Cancer
How cancer affects the lives of not just those who have it.
Like many New Zealanders, my life has also been touched by cancer. I can still remember the day clearly. When I heard the news, I was standing in a telephone booth on Broad Street, Birmingham, England. Being November, the night was cold, and the usual drizzle that seems to blanket the West Midlands for half the winter had settled in. I was making my quarterly phone call home to my parents back in New Zealand. I was anxious but only because I was aware that I would be suffering the usual telling-off for not having called sooner.
When my dad answered the telephone, I remember feeling slightly relieved as it was normally my mother who made me feel more guilt towards my lack of consistent “staying-in-touch”. It did not even hit me that something was wrong. My dad and I had a conversation much like we normally would; digesting the rugby scores, discussing the rest of the family and how fast they were all growing up, commenting on any physical changes to Wanganui, and ending with the usual commentary on the local weather.

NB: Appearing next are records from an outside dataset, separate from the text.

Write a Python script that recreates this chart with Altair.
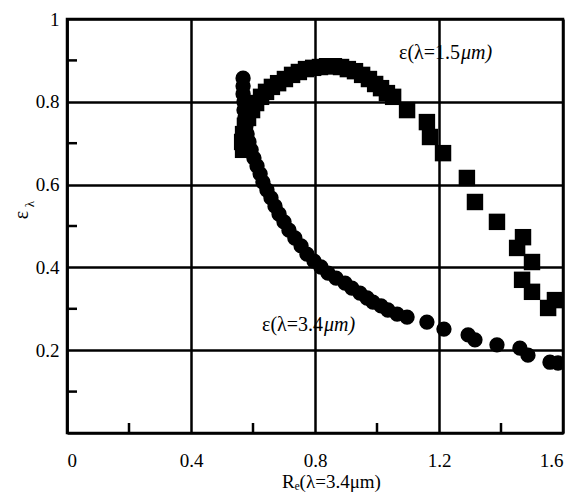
import altair as alt
import pandas as pd

# epsilon at lambda = 1.5 um (squares)
sq_x = [0.568, 0.565, 0.568, 0.574, 0.584, 0.597, 0.610, 0.626, 0.642, 0.661,
        0.681, 0.703, 0.726, 0.748, 0.771, 0.794, 0.816, 0.839, 0.861, 0.884,
        0.906, 0.929, 0.952, 0.974, 0.994, 1.013, 1.032, 1.052, 1.097, 1.161,
        1.171, 1.213, 1.290, 1.316, 1.387, 1.471, 1.452, 1.500, 1.468, 1.500,
        1.552, 1.574]
sq_y = [0.684, 0.703, 0.722, 0.742, 0.761, 0.780, 0.797, 0.812, 0.824, 0.836,
        0.845, 0.855, 0.865, 0.872, 0.879, 0.882, 0.884, 0.886, 0.886, 0.884,
        0.879, 0.874, 0.865, 0.855, 0.843, 0.833, 0.821, 0.812, 0.780, 0.751,
        0.715, 0.676, 0.616, 0.558, 0.510, 0.473, 0.447, 0.413, 0.370, 0.341,
        0.302, 0.321]

# epsilon at lambda = 3.4 um (circles)
ci_x = [0.568, 0.568, 0.568, 0.571, 0.571, 0.574, 0.577, 0.581, 0.587, 0.594,
        0.603, 0.613, 0.623, 0.632, 0.645, 0.658, 0.671, 0.684, 0.700, 0.716,
        0.735, 0.755, 0.774, 0.797, 0.819, 0.842, 0.868, 0.897, 0.919, 0.945,
        0.968, 0.987, 1.013, 1.035, 1.065, 1.097, 1.161, 1.216, 1.294, 1.316,
        1.387, 1.461, 1.487, 1.558, 1.584]
ci_y = [0.857, 0.838, 0.819, 0.800, 0.780, 0.761, 0.742, 0.722, 0.703, 0.684,
        0.664, 0.645, 0.626, 0.606, 0.587, 0.568, 0.548, 0.529, 0.510, 0.490,
        0.471, 0.452, 0.432, 0.415, 0.401, 0.386, 0.374, 0.362, 0.350, 0.338,
        0.326, 0.316, 0.307, 0.297, 0.287, 0.280, 0.268, 0.251, 0.237, 0.225,
        0.213, 0.205, 0.188, 0.171, 0.169]

x_ticks = [0, 0.4, 0.8, 1.2, 1.6]
y_ticks = [0.2, 0.4, 0.6, 0.8, 1]
x_minor = [0.2, 0.6, 1.0, 1.4]
y_minor = [0.1, 0.3, 0.5, 0.7, 0.9]

ann_main = ["ε(λ=1.5", "ε(λ=3.4"]
ann_unit = ["μm)", "μm)"]
ann_x = [1.268, 0.826]
ann_y = [0.918, 0.262]

FONT = "Liberation Serif"

sq = pd.DataFrame({"x": sq_x, "y": sq_y})
ci = pd.DataFrame({"x": ci_x, "y": ci_y})
ann = pd.DataFrame({"a": ann_main, "u": ann_unit, "x": ann_x, "y": ann_y})

xs = alt.Scale(domain=[0, 1.6], nice=False)
ys = alt.Scale(domain=[0, 1], nice=False)

xaxis = alt.Axis(values=x_ticks, format=".1~f", grid=True, gridColor="black",
                 gridWidth=2.5, gridOpacity=1, tickSize=0, domainColor="black",
                 domainWidth=2.5, labelFont=FONT, labelFontSize=19, labelColor="black",
                 labelPadding=18, title="Rₑ(λ=3.4μm)", titleFont=FONT,
                 titleFontSize=19, titleFontWeight="normal", titleColor="black",
                 titleX=264, titleY=48, titleBaseline="middle")
yaxis = alt.Axis(values=y_ticks, format=".1~f", grid=True, gridColor="black",
                 gridWidth=2.5, gridOpacity=1, tickSize=0, domainColor="black",
                 domainWidth=2.5, labelFont=FONT, labelFontSize=19, labelColor="black",
                 labelPadding=8, title=None)

base_sq = alt.Chart(sq).mark_square(size=270, color="black", opacity=1, clip=True).encode(
    x=alt.X("x:Q", scale=xs, axis=xaxis),
    y=alt.Y("y:Q", scale=ys, axis=yaxis),
)
circles = alt.Chart(ci).mark_circle(size=235, color="black", opacity=1, clip=True).encode(
    x=alt.X("x:Q", scale=xs),
    y=alt.Y("y:Q", scale=ys),
)
xmin = alt.Chart(pd.DataFrame({"x": x_minor})).mark_rule(color="black", strokeWidth=2.5).encode(
    x=alt.X("x:Q", scale=xs), y=alt.value(414), y2=alt.value(404))
ymin = alt.Chart(pd.DataFrame({"y": y_minor})).mark_rule(color="black", strokeWidth=2.5).encode(
    y=alt.Y("y:Q", scale=ys), x=alt.value(0), x2=alt.value(10))
lab_main = alt.Chart(ann).mark_text(font=FONT, fontSize=20, color="black", align="right").encode(
    x=alt.X("x:Q", scale=xs), y=alt.Y("y:Q", scale=ys), text="a:N")
lab_unit = alt.Chart(ann).mark_text(font=FONT, fontSize=20, color="black", align="left",
                                    fontStyle="italic", dx=1).encode(
    x=alt.X("x:Q", scale=xs), y=alt.Y("y:Q", scale=ys), text="u:N")
ytitle1 = alt.Chart(pd.DataFrame({"t": ["ε"]})).mark_text(
    font=FONT, fontSize=20, color="black", angle=270).encode(
    x=alt.value(-45), y=alt.value(196), text="t:N")
ytitle2 = alt.Chart(pd.DataFrame({"t": ["λ"]})).mark_text(
    font=FONT, fontSize=13, color="black", angle=270).encode(
    x=alt.value(-37), y=alt.value(185), text="t:N")

chart = alt.layer(base_sq, circles, xmin, ymin, lab_main, lab_unit, ytitle1, ytitle2).properties(
    width=496, height=414,
    autosize=alt.AutoSizeParams(type="none"),
    padding={"left": 67, "top": 19, "right": 11, "bottom": 63},
    background="white",
).configure_view(stroke="black", strokeWidth=2.5)

chart.save("out.html", embed_options={"renderer": "svg", "actions": False})
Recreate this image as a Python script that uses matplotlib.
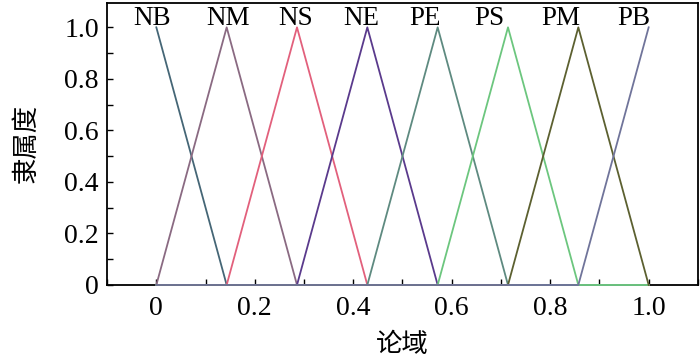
import numpy as np
import matplotlib
matplotlib.use("Agg")
import matplotlib.pyplot as plt
from matplotlib.ticker import MultipleLocator

# ---------- DADOS ----------------
labels = ["NB", "NM", "NS", "NE", "PE", "PS", "PM", "PB"]
peaks = [0, 1/7, 2/7, 3/7, 4/7, 5/7, 6/7, 1]
label_x = [-0.009, 0.146, 0.282, 0.416, 0.546, 0.676, 0.822, 0.970]
cores = ["#456676", "#8a6a82", "#e2607c", "#5a3a8c", "#5e8a80",
         "#6cc67e", "#5c6030", "#70749a"]

xs = np.array([0, 1/7, 2/7, 3/7, 4/7, 5/7, 6/7, 1])

plt.rcParams.update({"font.family": ["Liberation Serif", "DejaVu Serif"],
                     "font.size": 20,
                     "xtick.direction": "in", "ytick.direction": "in"})

fig = plt.figure(figsize=(7, 3.58), dpi=100)
ax = fig.add_axes([0.153, 0.204, 0.844, 0.788])

w = 1/7
for i, (lab, p, c) in enumerate(zip(labels, peaks, cores)):
    ys = np.clip(1 - np.abs(xs - p) / w, 0, 1)
    ax.plot(xs, ys, color=c, lw=1.3, zorder=3, clip_on=False)
    ax.text(label_x[i], 1.01, lab, ha="center", va="baseline", fontsize=19.5)

ax.set_xlim(-0.1, 1.1)
ax.set_ylim(0, 1.095)
ax.xaxis.set_minor_locator(MultipleLocator(0.1))
ax.yaxis.set_minor_locator(MultipleLocator(0.1))
ax.set_xticks([0, 0.2, 0.4, 0.6, 0.8, 1.0])
ax.set_xticklabels(["0", "0.2", "0.4", "0.6", "0.8", "1.0"])
ax.set_yticks([0, 0.2, 0.4, 0.6, 0.8, 1.0])
ax.set_yticklabels(["0", "0.2", "0.4", "0.6", "0.8", "1.0"])
ax.tick_params(which="both", length=4.5, width=1, top=False, right=False)
ax.tick_params(axis="x", pad=8)
ax.tick_params(axis="y", pad=6)
for s in ax.spines.values():
    s.set_linewidth(1.3)

ax.set_xlabel("论域", family=["Noto Sans CJK SC", "DejaVu Sans"], fontsize=19, labelpad=7)
ax.set_ylabel("隶属度", family=["Noto Sans CJK SC", "DejaVu Sans"], fontsize=19, labelpad=18)

fig.savefig("out.png", dpi=100)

After speaking to my Dad, the phone was then passed on to my mother. As usual she admonished me for not calling earlier, and as usual I felt guilty and promised not to leave things so late next time. Then we covered much the same ground (minus the rugby) as I had gone over with my Dad. It seemed to be our typical quarterly conversation.
Then the telephone was passed back to my Dad, and I first thought that something might be. Normally our conversations would end after one round, but not this time.
“Your mother has cancer.”
It’s amazing how much four words can impact on your life, and hearing those words spoken while I was in England and my parents in New Zealand, seemed to broaden the distance between us even further. I remember not knowing what to say. I remember a lump forming in my throat. I remember tears welling in my eyes but not falling onto my cheeks.
All these things I remember clearly, but if you asked me to remember how I managed to get back to New Zealand and be at my mother’s side three days later, I couldn’t tell you. All I remember is that moment in the telephone booth and my mother smiling up at me with a drip in her arm and wires attached to all parts of her frail body when I returned home.